The city took up the equal protection offer last Thursday, along with Equality California (the state’s gay rights lobby), a gay family group, Our Family Coalition, and several of the newly married couples. Those lawsuits will have to wend their way through a full trial and past the appellate level before appearing before the Supreme Court. “The fastest that that will happen is six to nine months – more likely a year,” said Kendell.
The high courts of four states, Massachusetts, Vermont, Hawaii, and Alaska, have all ruled that to prohibit gays from marrying is unconstitutional under their states’ respective constitutions. Subsequent to those rulings, Hawaii and Alaska amended their constitutions to ban same-sex marriages.
In California public opinion polls, gay marriage loses by a slim margin, but, many same-sex marriage proponents feel as does San Francisco’s gay state Assemblyman Mark Leno who said that “it’s not up to the people to decide civil rights.” At a candlelight protest in front of the Supreme Court the night that the justices issued the marriage injunction, Leno said that 74 percent of state residents supported a ban on interracial marriage in 1967 when the U.S. Supreme Court struck down miscegenation laws.
As to the roughly 4,000 marriages the city has already performed, the Supreme Court has not made a ruling.
“All…of us are still married, even though it may only last until May or June,” said Phyllis Lyon.

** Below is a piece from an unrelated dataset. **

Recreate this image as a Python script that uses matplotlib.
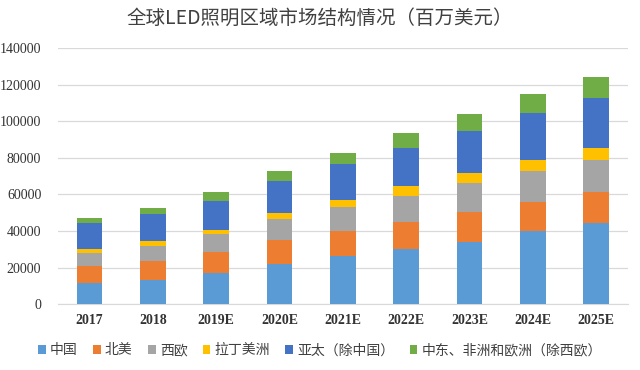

So, the marriage debate will probably move, for a while, from San Francisco to other places, like Benton and Multnomah Counties in Oregon, which have started granting licenses to same-sex couples, and certainly on to Massachusetts, which is set to begin doing the same on May 17. “This marriage thing is going to spread and spread and spread,” said Lyon, a septuagenarian pioneer in the fight for lesbian rights. “They’re not going to shut it down.”